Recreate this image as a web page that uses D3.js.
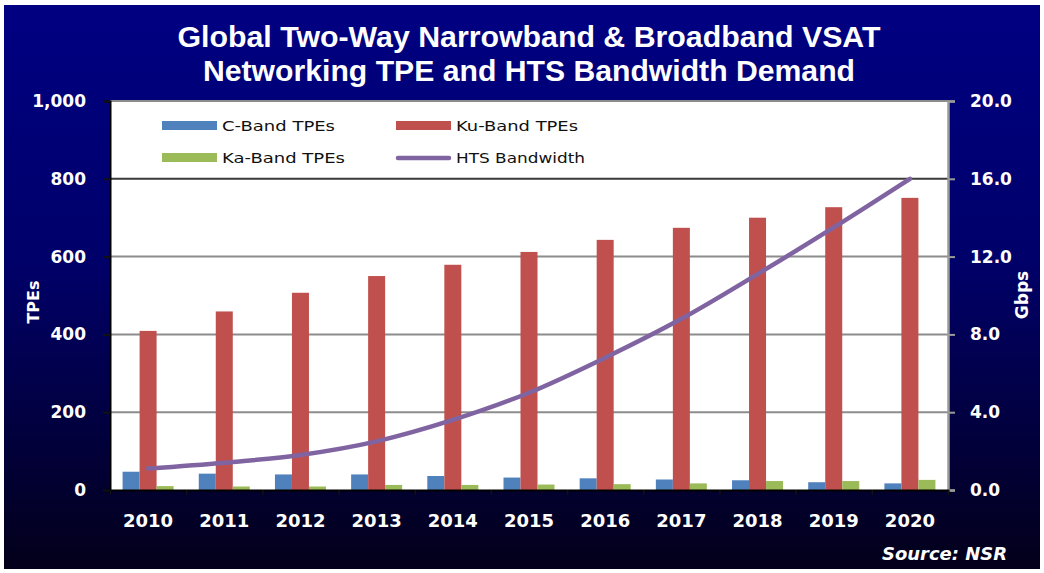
<!DOCTYPE html>
<html>
<head>
<meta charset="utf-8">
<script src="https://cdn.jsdelivr.net/npm/d3@7/dist/d3.min.js"></script>
<style>
  html, body { margin: 0; padding: 0; background: #ffffff; }
  svg { display: block; }
</style>
</head>
<body>
<svg id="chart" width="1044" height="573"></svg>
<script>
// Years on the category axis
const years = ["2010", "2011", "2012", "2013", "2014", "2015", "2016", "2017", "2018", "2019", "2020"];
// Terminal equipment (TPEs) per band
const cBand  = [47, 42, 40, 40, 36, 32, 30, 27, 25, 20, 17];
const kuBand = [409, 459, 507, 550, 579, 612, 643, 674, 700, 727, 751];
const kaBand = [10, 9, 9, 13, 13, 14, 15, 17, 23, 23, 26];
// HTS bandwidth demand, Gbps
const htsBandwidth = [1.1, 1.4, 1.8, 2.5, 3.6, 5.0, 6.8, 8.8, 11.1, 13.5, 16.0];
// Axis ticks
const leftTicks = [0, 200, 400, 600, 800, 1000];
const rightTicks = [0, 4, 8, 12, 16, 20];

const seriesNames = ["C-Band TPEs", "Ku-Band TPEs", "Ka-Band TPEs"];
const seriesValues = [cBand, kuBand, kaBand];
const seriesColors = ["#4F81BD", "#C0504D", "#9BBB59"];
const lineColor = "#8064A2";

const svg = d3.select("#chart");
const W = 1044, H = 573;
const plot = { left: 110, right: 948, top: 101, bottom: 490 };

// Background panel with a navy-to-black gradient
const defs = svg.append("defs");
const grad = defs.append("linearGradient").attr("id", "panelGrad")
  .attr("x1", 0).attr("y1", 0).attr("x2", 0).attr("y2", 1);
grad.append("stop").attr("offset", "0%").attr("stop-color", "#000082");
grad.append("stop").attr("offset", "45%").attr("stop-color", "#00006a");
grad.append("stop").attr("offset", "100%").attr("stop-color", "#03001a");

svg.append("rect").attr("x", 0).attr("y", 0).attr("width", W).attr("height", H).attr("fill", "#ffffff");
svg.append("rect").attr("x", 4).attr("y", 5).attr("width", W - 8).attr("height", H - 9)
  .attr("fill", "url(#panelGrad)");

// Scales
const x = d3.scaleBand().domain(years).range([plot.left, plot.right]).padding(0);
const xSub = d3.scaleBand().domain([0, 1, 2]).range([0, x.bandwidth()])
  .paddingInner(0).paddingOuter(0.74);
const yL = d3.scaleLinear().domain([0, 1000]).range([plot.bottom, plot.top]);
const yR = d3.scaleLinear().domain([0, 20]).range([plot.bottom, plot.top]);
const xEdge = d3.scaleLinear().domain([0, years.length]).range([plot.left, plot.right]);

// Plot area
svg.append("rect")
  .attr("x", plot.left).attr("y", plot.top)
  .attr("width", plot.right - plot.left).attr("height", plot.bottom - plot.top)
  .attr("fill", "#ffffff");

// Gridlines
svg.append("g").selectAll("line")
  .data(leftTicks.filter(d => d > 0))
  .join("line")
  .attr("x1", plot.left).attr("x2", plot.right)
  .attr("y1", d => yL(d)).attr("y2", d => yL(d))
  .attr("stroke", d => d === 800 ? "#3a3a3a" : "#8c8c8c")
  .attr("stroke-width", 2);

// Bars
const groups = svg.append("g").selectAll("g")
  .data(seriesValues)
  .join("g")
  .attr("fill", (d, i) => seriesColors[i]);
groups.selectAll("rect")
  .data((vals, si) => vals.map((v, i) => ({ v, i, si })))
  .join("rect")
  .attr("x", d => x(years[d.i]) + xSub(d.si))
  .attr("width", xSub.bandwidth())
  .attr("y", d => yL(d.v))
  .attr("height", d => yL(0) - yL(d.v));

// HTS bandwidth line (smoothed)
const line = d3.line()
  .x((d, i) => x(years[i]) + x.bandwidth() / 2)
  .y(d => yR(d))
  .curve(d3.curveCatmullRom.alpha(0.5));
svg.append("path")
  .datum(htsBandwidth)
  .attr("d", line)
  .attr("fill", "none")
  .attr("stroke", lineColor)
  .attr("stroke-width", 4.5)
  .attr("stroke-linecap", "round")
  .attr("stroke-linejoin", "round");

const wideFont = "'DejaVu Sans', Verdana, sans-serif";

// Legend
const legend = svg.append("g").attr("font-family", wideFont)
  .attr("font-size", 14).attr("fill", "#111");
const legendItems = [
  { name: seriesNames[0], color: seriesColors[0], type: "bar", x: 162, y: 126, w: 113 },
  { name: seriesNames[1], color: seriesColors[1], type: "bar", x: 396, y: 126, w: 122 },
  { name: seriesNames[2], color: seriesColors[2], type: "bar", x: 162, y: 158, w: 123 },
  { name: "HTS Bandwidth", color: lineColor, type: "line", x: 396, y: 158, w: 129 }
];
legendItems.forEach(it => {
  if (it.type === "bar") {
    legend.append("rect").attr("x", it.x).attr("y", it.y - 5)
      .attr("width", 55).attr("height", 9).attr("fill", it.color);
  } else {
    legend.append("line").attr("x1", it.x + 2).attr("x2", it.x + 53)
      .attr("y1", it.y).attr("y2", it.y)
      .attr("stroke", it.color).attr("stroke-width", 4.5).attr("stroke-linecap", "round");
  }
  legend.append("text").attr("x", it.x + 60).attr("y", it.y).attr("dy", "0.36em")
    .attr("textLength", it.w).attr("lengthAdjust", "spacingAndGlyphs").text(it.name);
});

// Plot frame: top edge in grey
svg.append("line").attr("x1", plot.left).attr("x2", plot.right)
  .attr("y1", plot.top).attr("y2", plot.top).attr("stroke", "#8c8c8c").attr("stroke-width", 2);

// Left axis
const axL = svg.append("g").attr("transform", `translate(${plot.left},0)`)
  .call(d3.axisLeft(yL).tickValues(leftTicks).tickFormat(d3.format(",")).tickSize(7).tickPadding(17));
axL.select(".domain").attr("stroke", "#000").attr("stroke-width", 2);
axL.selectAll(".tick line").attr("stroke", "#111").attr("stroke-width", 2);
axL.selectAll("text").attr("fill", "#fff").attr("font-size", 17).attr("font-weight", "bold")
  .attr("font-family", wideFont);

// Right axis
const axR = svg.append("g").attr("transform", `translate(${plot.right},0)`)
  .call(d3.axisRight(yR).tickValues(rightTicks).tickFormat(d3.format(".1f")).tickSize(7).tickPadding(15));
axR.select(".domain").attr("stroke", "#9a9a9a").attr("stroke-width", 2.5);
axR.selectAll(".tick line").attr("stroke", "#9a9a9a").attr("stroke-width", 2);
axR.selectAll("text").attr("fill", "#fff").attr("font-size", 17).attr("font-weight", "bold")
  .attr("font-family", wideFont);

// Bottom axis: boundary ticks and year labels
const axB = svg.append("g").attr("transform", `translate(0,${plot.bottom})`)
  .call(d3.axisBottom(xEdge).tickValues(d3.range(years.length + 1)).tickFormat("").tickSize(5));
axB.select(".domain").attr("stroke", "#000").attr("stroke-width", 2);
axB.selectAll(".tick line").attr("stroke", "#111").attr("stroke-width", 1.5);

const axBL = svg.append("g").attr("transform", `translate(0,${plot.bottom})`)
  .call(d3.axisBottom(x).tickSize(0).tickPadding(24));
axBL.select(".domain").remove();
axBL.selectAll("text").attr("fill", "#fff").attr("font-size", 18).attr("font-weight", "bold")
  .attr("font-family", wideFont);

// Axis titles
svg.append("text").attr("transform", "translate(39,302) rotate(-90)")
  .attr("text-anchor", "middle").attr("fill", "#fff").attr("font-size", 16).attr("font-weight", "bold")
  .attr("font-family", wideFont).text("TPEs");
svg.append("text").attr("transform", "translate(1028,295) rotate(-90)")
  .attr("text-anchor", "middle").attr("fill", "#fff").attr("font-size", 17).attr("font-weight", "bold")
  .attr("font-family", wideFont).text("Gbps");

// Title, two lines
const titleFont = "'Liberation Sans Narrow', 'Arial Narrow', 'Liberation Sans', Arial, sans-serif";
svg.append("text").attr("x", 529).attr("y", 47).attr("text-anchor", "middle")
  .attr("fill", "#fff").attr("font-size", 29).attr("font-weight", "bold").attr("font-family", titleFont)
  .attr("textLength", 703).attr("lengthAdjust", "spacingAndGlyphs")
  .text("Global Two-Way Narrowband & Broadband VSAT");
svg.append("text").attr("x", 529).attr("y", 81).attr("text-anchor", "middle")
  .attr("fill", "#fff").attr("font-size", 29).attr("font-weight", "bold").attr("font-family", titleFont)
  .attr("textLength", 652).attr("lengthAdjust", "spacingAndGlyphs")
  .text("Networking TPE and HTS Bandwidth Demand");

// Source note
svg.append("text").attr("x", 882).attr("y", 560)
  .attr("fill", "#fff").attr("font-size", 17).attr("font-weight", "bold").attr("font-style", "italic")
  .attr("font-family", wideFont).attr("textLength", 125).attr("lengthAdjust", "spacingAndGlyphs")
  .text("Source: NSR");
</script>
</body>
</html>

──────────

:: PROBLEM TO SOLVE ::
Begin at the top of the material above and output each line exactly, stopping after the line that holds "101, bottom: 490". Leave out pictures.

:: FINISHED EXERCISE ::
Recreate this image as a web page that uses D3.js.
<!DOCTYPE html>
<html>
<head>
<meta charset="utf-8">
<script src="https://cdn.jsdelivr.net/npm/d3@7/dist/d3.min.js"></script>
<style>
  html, body { margin: 0; padding: 0; background: #ffffff; }
  svg { display: block; }
</style>
</head>
<body>
<svg id="chart" width="1044" height="573"></svg>
<script>
// Years on the category axis
const years = ["2010", "2011", "2012", "2013", "2014", "2015", "2016", "2017", "2018", "2019", "2020"];
// Terminal equipment (TPEs) per band
const cBand  = [47, 42, 40, 40, 36, 32, 30, 27, 25, 20, 17];
const kuBand = [409, 459, 507, 550, 579, 612, 643, 674, 700, 727, 751];
const kaBand = [10, 9, 9, 13, 13, 14, 15, 17, 23, 23, 26];
// HTS bandwidth demand, Gbps
const htsBandwidth = [1.1, 1.4, 1.8, 2.5, 3.6, 5.0, 6.8, 8.8, 11.1, 13.5, 16.0];
// Axis ticks
const leftTicks = [0, 200, 400, 600, 800, 1000];
const rightTicks = [0, 4, 8, 12, 16, 20];

const seriesNames = ["C-Band TPEs", "Ku-Band TPEs", "Ka-Band TPEs"];
const seriesValues = [cBand, kuBand, kaBand];
const seriesColors = ["#4F81BD", "#C0504D", "#9BBB59"];
const lineColor = "#8064A2";

const svg = d3.select("#chart");
const W = 1044, H = 573;
const plot = { left: 110, right: 948, top: 101, bottom: 490 };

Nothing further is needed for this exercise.